We now return from our digression.
My father had another problem, you see. A big problem. It was one forced upon him by a family secret that feeds on itself and, like salt, rots the structure from the inside out. He had been molested by an aunt I’ll call Roonie. She had been molested by someone else in the family. The same molestation problem had driven my beloved Great Aunt Bessie away from home at 16. My grandmother handled it with the admonition she gave my mother the day her son, my mother’s husband, my father, molested Pam — “Well, what do you want from him? He’s just a man.”
This is a comment that any sane man would be rightly disgusted at, as if molestation is a natural instinct. My father informed my mother that my sister, all of eight years old, had “given him the come on.” She was, as little girls often are at that age, innocently flirtatious. But no eight year old child makes a move on an adult man, least of all her stepfather whose last name she had taken on. Only a man who had been molested himself might think that was remotely possible — and even then the vast majority of sexual abuse victims do NOT molest others.
My father had no excuse. He knew better. He was sociopathic in that he really didn’t feel any guilt at all over what he had done. He was a pedophile. I now suspect that was his whole reason for zeroing in on my mother, because she had a little girl.
My mother, for some reason known only to her, and she took it to the grave with her, decided to send Pamela to live with her parents.
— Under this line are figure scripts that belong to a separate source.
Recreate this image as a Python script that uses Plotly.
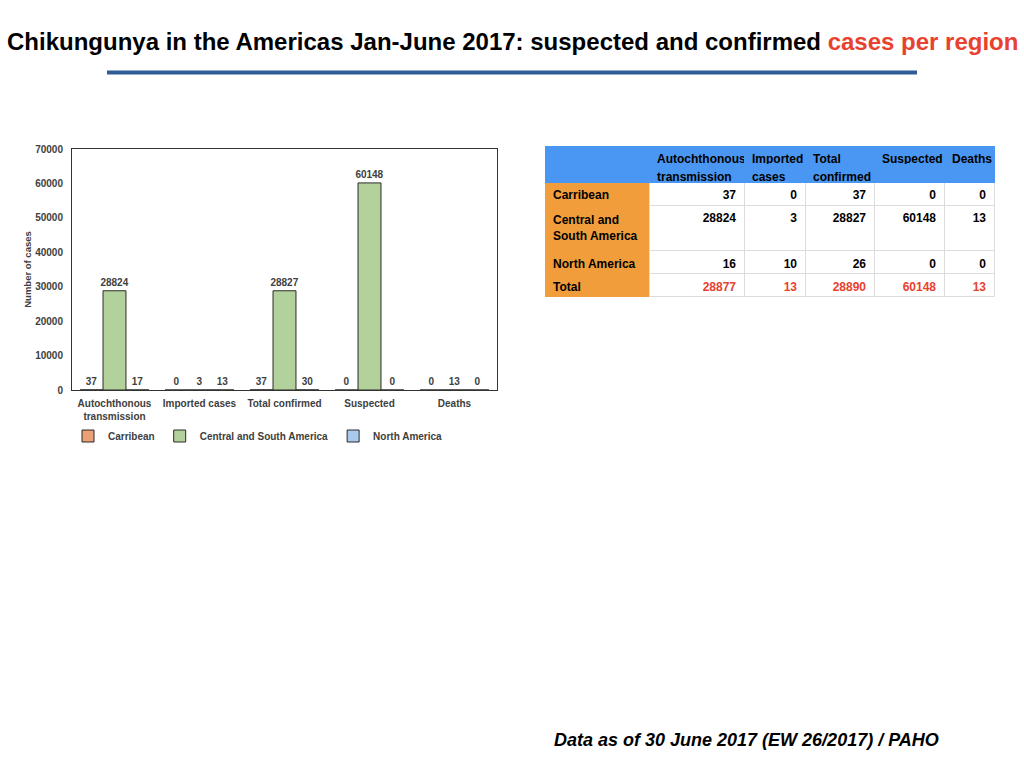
import plotly.graph_objects as go

# ---- chart data ----
categories = ["Autochthonous<br>transmission", "Imported cases", "Total confirmed", "Suspected", "Deaths"]
series_names = ["Carribean", "Central and South America", "North America"]
carribean = [37, 0, 37, 0, 0]
central_south = [28824, 3, 28827, 60148, 13]
north_america = [17, 13, 30, 0, 0]
series_colors = ["#EBA173", "#B3D29B", "#A9C9EC"]
y_ticks = [0, 10000, 20000, 30000, 40000, 50000, 60000, 70000]

# ---- table data ----
table_header_line1 = ["", "Autochthonous", "Imported", "Total", "Suspected", "Deaths"]
table_header_line2 = ["", "transmission", "cases", "confirmed", "", ""]
table_rows = ["Carribean", "Central and<br>South America", "North America", "Total"]
tbl_autochthonous = [37, 28824, 16, 28877]
tbl_imported = [0, 3, 10, 13]
tbl_total_confirmed = [37, 28827, 26, 28890]
tbl_suspected = [0, 60148, 0, 60148]
tbl_deaths = [0, 13, 0, 13]

W, H = 1024, 768
FONT = "Liberation Sans"


def px_x(x):
    return x / W


def px_y(y):
    return 1 - y / H


fig = go.Figure()
for name, vals, col in zip(series_names, [carribean, central_south, north_america], series_colors):
    fig.add_trace(go.Bar(
        name=name, x=categories, y=vals,
        marker=dict(color=col, line=dict(color="#2b2b2b", width=1)),
        text=vals, textposition="outside", cliponaxis=False, constraintext="none",
        textfont=dict(family=FONT, size=10, color="#404040", weight="bold"),
    ))

numcols = [tbl_autochthonous, tbl_imported, tbl_total_confirmed, tbl_suspected, tbl_deaths]
cell_values = [table_rows] + numcols
red = "#E8412E"
row_font_colors = ["#000000", "#000000", "#000000", red]
header_fill = "#4A97F3"
fig.add_trace(go.Table(
    domain=dict(x=[px_x(545), px_x(994)], y=[px_y(500), px_y(146)]),
    columnwidth=[104, 95, 61, 69, 70, 50],
    header=dict(
        values=[[a, b] for a, b in zip(table_header_line1, table_header_line2)],
        fill_color=header_fill,
        line=dict(color=header_fill, width=1),
        align="left",
        height=18,
        font=dict(family=FONT, size=12, color="#000000", weight="bold"),
    ),
    cells=dict(
        values=cell_values,
        fill_color=[["#F19D3B"] * 4] + [["#FFFFFF"] * 4] * 5,
        line=dict(color=["#F19D3B"] + ["#DCDCDC"] * 5, width=1),
        align=["left", "right", "right", "right", "right", "right"],
        height=23,
        font=dict(family=FONT, size=12, weight="bold",
                  color=[["#000000"] * 4] + [row_font_colors] * 5),
    ),
))

fig.update_layout(
    width=W, height=H,
    margin=dict(l=0, r=0, t=0, b=0, autoexpand=False),
    paper_bgcolor="white", plot_bgcolor="white",
    barmode="group", bargap=0.19, bargroupgap=0,
    font=dict(family=FONT, color="#404040"),
    showlegend=True,
    legend=dict(orientation="h", x=px_x(258), xanchor="center", y=px_y(436), yanchor="middle",
                font=dict(family=FONT, size=10, color="#404040", weight="bold"),
                itemwidth=30, bgcolor="rgba(0,0,0,0)"),
    xaxis=dict(domain=[px_x(72), px_x(497)], showline=True, mirror=True, linecolor="#333333",
               linewidth=1, ticks="", showgrid=False, ticklabelstandoff=4, automargin=False,
               tickfont=dict(family=FONT, size=10, color="#404040", weight="bold")),
    yaxis=dict(domain=[px_y(390), px_y(149)], range=[0, 70000], tickvals=y_ticks,
               tickformat="d", ticklabelstandoff=6, automargin=False,
               showline=True, mirror=True, linecolor="#333333", linewidth=1,
               showgrid=False, zeroline=False, ticks="",
               tickfont=dict(family=FONT, size=10, color="#404040", weight="bold"),
               title=dict(text="Number of cases", standoff=1,
                          font=dict(family=FONT, size=9.5, color="#404040", weight="bold"))),
)

# title
fig.add_annotation(
    xref="paper", yref="paper", x=0.5, y=px_y(41.5), xanchor="center", yanchor="middle",
    showarrow=False,
    text="Chikungunya in the Americas Jan-June 2017: suspected and confirmed "
         "<span style='color:#E8412E'>cases per region</span>",
    font=dict(family=FONT, size=24, color="#000000", weight="bold"),
)
# blue rule
fig.add_shape(type="line", xref="paper", yref="paper", x0=px_x(107), x1=px_x(917),
              y0=px_y(72.5), y1=px_y(72.5), line=dict(color="#2F5B97", width=4))
# footer
fig.add_annotation(
    xref="paper", yref="paper", x=px_x(941), y=px_y(740), xanchor="right", yanchor="middle",
    showarrow=False,
    text="<i>Data as of 30 June 2017 (EW 26/2017) / PAHO</i>",
    font=dict(family=FONT, size=18, color="#000000", weight="bold"),
)

fig.write_html("out.html", config={"displayModeBar": False},
               post_script="document.body.style.margin='0';")
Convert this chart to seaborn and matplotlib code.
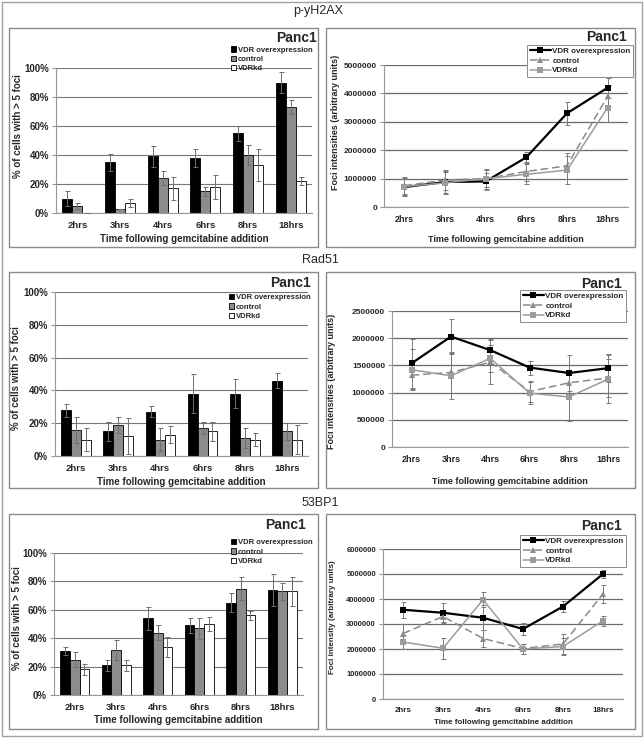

My grandparents became parents again. And Pamela was the one sent away, as if she had done something wrong, and her offender was allowed to stay at home because, as everyone knows, no one would do that to his own blood, right? It was only because she was his stepdaughter, as if perversity has some sick sense of proportion.
I have to remember the day and time and my mother’s psyche to understand her choice. It must have been hellish. She had already had one child with this man (she would later have two more). She would have to work (at women’s wages) to support her children. So she shipped Pam off and kept the monster in the house with their son.
About nine years later, having been shrunk down to a disposable size, I suppose, my sister was ready for marriage. Her husband was handsome and young, an Air Force recruit. He informed her from day one that if she ever got fat, out the door she would go. No questions, no takesies-backsies, she’d be gone. So my sister, in her bulimia-induced skeletal prison, was shipped away again with yet another man.
While my sister was in Japan, she had her first baby. We have a habit of hatching ducklings on holidays in my family. Pam had been born on Halloween, I was born on Christmas, and Laura, Pam’s first child, was born on New Year’s Day, 1970. And Pam’s first lupus flare followed.
She was in absolute agony, from head to toe, and she was all alone in Japan. My grandparents, who had never left this country in their lives, flew to Japan to be with her. Lupus information was very sketchy at the time. Army doctors were even more ignorant at the time. Doctors told her she had about ten years to live, then someone suggested twenty was possible. My mother was crushed.
Eventually, Pamela returned home and saw better doctors. They informed her that her lifespan would be much longer than that. Not that it would be a lot longer than that. She didn’t even make it to 64.
And we now know what triggers lupus — lupus, the disease of slender young women — namely bulimia.